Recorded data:
● ● ● ● ● ● ●

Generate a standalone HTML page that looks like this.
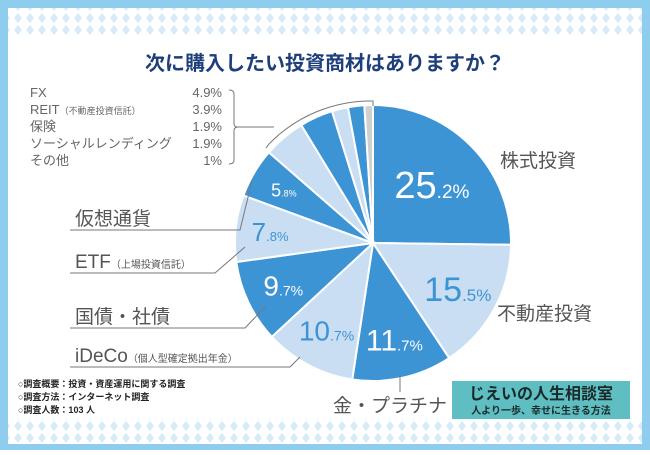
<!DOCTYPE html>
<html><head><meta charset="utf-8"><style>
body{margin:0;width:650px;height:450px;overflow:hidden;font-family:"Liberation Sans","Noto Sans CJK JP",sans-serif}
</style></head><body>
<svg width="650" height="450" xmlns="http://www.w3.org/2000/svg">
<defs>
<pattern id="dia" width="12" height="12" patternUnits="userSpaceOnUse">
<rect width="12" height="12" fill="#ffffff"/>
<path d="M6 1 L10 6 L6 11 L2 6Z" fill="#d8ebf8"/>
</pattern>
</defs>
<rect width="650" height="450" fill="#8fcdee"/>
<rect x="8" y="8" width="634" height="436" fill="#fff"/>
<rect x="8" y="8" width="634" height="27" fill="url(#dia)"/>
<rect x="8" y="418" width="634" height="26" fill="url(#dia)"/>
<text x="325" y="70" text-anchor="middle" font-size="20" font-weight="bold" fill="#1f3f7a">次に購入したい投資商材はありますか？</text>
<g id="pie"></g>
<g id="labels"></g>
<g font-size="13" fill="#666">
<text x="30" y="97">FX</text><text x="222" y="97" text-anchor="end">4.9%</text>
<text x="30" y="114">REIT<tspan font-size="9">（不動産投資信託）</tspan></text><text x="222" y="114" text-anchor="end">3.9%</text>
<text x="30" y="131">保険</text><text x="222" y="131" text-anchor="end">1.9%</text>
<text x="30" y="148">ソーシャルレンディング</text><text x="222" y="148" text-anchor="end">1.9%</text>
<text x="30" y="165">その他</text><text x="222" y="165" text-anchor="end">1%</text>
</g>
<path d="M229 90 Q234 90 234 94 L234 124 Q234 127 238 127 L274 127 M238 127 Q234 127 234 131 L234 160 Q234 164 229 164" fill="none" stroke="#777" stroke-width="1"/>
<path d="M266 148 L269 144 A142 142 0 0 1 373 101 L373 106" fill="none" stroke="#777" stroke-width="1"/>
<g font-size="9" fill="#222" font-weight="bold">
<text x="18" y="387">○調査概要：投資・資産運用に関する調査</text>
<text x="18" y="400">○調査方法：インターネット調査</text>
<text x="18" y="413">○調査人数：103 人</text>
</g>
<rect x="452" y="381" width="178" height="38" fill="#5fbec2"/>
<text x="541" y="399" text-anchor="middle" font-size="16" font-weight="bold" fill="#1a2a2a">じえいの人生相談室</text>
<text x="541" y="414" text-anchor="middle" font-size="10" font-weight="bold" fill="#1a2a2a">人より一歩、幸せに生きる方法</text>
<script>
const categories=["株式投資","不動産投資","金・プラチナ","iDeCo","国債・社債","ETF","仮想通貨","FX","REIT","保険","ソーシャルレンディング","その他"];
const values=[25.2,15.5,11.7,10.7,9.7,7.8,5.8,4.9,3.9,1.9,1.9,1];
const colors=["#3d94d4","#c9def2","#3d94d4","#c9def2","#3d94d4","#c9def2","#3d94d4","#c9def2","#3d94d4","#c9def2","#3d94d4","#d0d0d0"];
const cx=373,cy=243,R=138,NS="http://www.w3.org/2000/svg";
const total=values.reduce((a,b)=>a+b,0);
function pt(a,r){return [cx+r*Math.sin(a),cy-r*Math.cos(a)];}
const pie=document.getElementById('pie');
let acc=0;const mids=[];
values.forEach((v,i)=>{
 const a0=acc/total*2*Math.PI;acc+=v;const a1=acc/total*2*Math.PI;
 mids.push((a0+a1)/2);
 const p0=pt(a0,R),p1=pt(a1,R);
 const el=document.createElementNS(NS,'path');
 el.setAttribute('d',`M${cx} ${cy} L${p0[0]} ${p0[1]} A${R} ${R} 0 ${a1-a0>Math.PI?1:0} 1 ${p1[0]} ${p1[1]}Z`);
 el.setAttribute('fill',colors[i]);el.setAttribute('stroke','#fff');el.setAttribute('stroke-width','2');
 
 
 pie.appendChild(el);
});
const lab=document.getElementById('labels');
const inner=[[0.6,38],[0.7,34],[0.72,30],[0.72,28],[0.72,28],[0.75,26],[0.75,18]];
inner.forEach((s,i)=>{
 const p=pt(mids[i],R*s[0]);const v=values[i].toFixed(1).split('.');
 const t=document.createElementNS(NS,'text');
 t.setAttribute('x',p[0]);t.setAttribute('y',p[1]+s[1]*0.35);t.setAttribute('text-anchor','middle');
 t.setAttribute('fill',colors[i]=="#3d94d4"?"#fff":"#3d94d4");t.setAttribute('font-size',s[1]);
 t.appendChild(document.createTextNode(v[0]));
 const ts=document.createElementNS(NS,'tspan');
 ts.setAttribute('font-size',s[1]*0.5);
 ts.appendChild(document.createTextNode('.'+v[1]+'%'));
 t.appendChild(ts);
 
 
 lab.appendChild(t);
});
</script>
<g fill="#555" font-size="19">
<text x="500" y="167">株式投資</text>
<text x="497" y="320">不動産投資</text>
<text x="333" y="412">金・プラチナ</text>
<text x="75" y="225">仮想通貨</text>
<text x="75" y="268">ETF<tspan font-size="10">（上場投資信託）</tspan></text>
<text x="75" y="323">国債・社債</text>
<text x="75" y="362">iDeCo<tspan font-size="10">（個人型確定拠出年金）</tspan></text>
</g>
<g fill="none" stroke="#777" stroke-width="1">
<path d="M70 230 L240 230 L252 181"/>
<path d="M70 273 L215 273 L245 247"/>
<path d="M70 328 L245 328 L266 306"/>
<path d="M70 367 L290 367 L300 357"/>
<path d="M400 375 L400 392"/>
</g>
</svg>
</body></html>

● ● ● ● ● ● ●

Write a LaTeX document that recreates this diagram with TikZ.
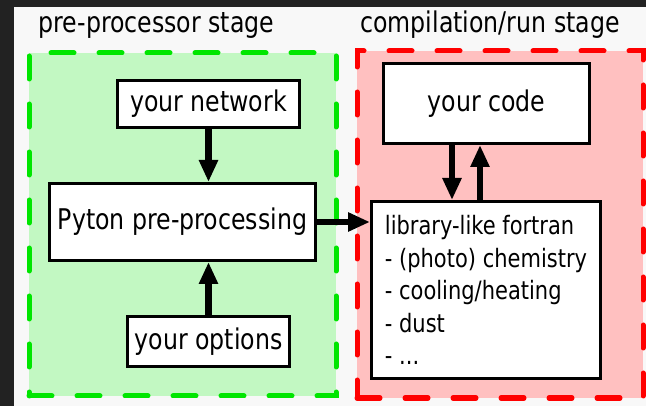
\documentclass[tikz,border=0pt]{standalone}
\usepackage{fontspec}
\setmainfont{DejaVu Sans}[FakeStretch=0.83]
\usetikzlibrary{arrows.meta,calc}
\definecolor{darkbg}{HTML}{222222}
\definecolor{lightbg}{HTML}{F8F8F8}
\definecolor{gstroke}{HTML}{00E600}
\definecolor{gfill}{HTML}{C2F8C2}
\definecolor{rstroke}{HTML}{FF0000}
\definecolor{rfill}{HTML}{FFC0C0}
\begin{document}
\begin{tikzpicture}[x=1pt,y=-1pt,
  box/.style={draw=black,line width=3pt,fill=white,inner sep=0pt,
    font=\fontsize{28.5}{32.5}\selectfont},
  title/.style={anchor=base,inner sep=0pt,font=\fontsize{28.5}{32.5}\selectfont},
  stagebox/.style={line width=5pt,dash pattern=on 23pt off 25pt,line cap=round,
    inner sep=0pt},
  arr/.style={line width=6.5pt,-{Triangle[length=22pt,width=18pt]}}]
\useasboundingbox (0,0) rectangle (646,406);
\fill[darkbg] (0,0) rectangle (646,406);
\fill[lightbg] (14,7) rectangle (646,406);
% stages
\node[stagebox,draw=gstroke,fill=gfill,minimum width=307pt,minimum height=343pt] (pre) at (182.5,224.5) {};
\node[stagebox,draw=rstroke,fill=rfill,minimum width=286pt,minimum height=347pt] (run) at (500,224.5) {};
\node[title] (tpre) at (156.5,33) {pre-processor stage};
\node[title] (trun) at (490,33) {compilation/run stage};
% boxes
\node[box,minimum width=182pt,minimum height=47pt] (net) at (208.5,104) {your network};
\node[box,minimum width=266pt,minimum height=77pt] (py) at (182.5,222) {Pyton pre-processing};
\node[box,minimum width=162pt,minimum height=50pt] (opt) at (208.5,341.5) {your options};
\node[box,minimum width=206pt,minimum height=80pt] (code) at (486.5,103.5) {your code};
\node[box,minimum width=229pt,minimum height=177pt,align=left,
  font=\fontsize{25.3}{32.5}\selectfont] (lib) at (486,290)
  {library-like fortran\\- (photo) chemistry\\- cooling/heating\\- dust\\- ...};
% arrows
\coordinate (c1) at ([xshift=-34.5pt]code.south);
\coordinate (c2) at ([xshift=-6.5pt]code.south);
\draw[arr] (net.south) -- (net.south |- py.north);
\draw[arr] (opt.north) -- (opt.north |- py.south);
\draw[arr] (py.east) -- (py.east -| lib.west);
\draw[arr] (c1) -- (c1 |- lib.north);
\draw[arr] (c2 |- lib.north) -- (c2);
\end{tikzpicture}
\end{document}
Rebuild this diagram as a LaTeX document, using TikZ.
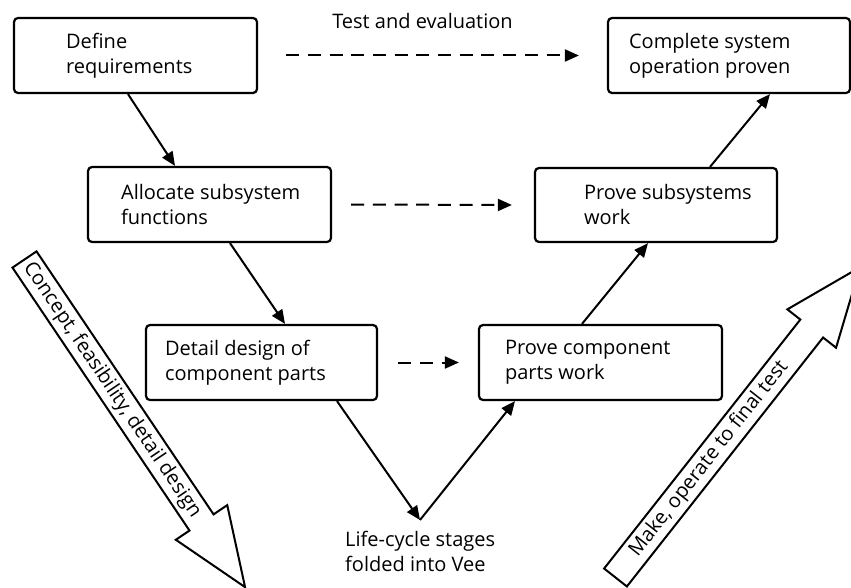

● ● ● ● ● ● ●

How many lines of the data hold the string "standalone"? Reply with the number alone.

TASK OUTPUT: 2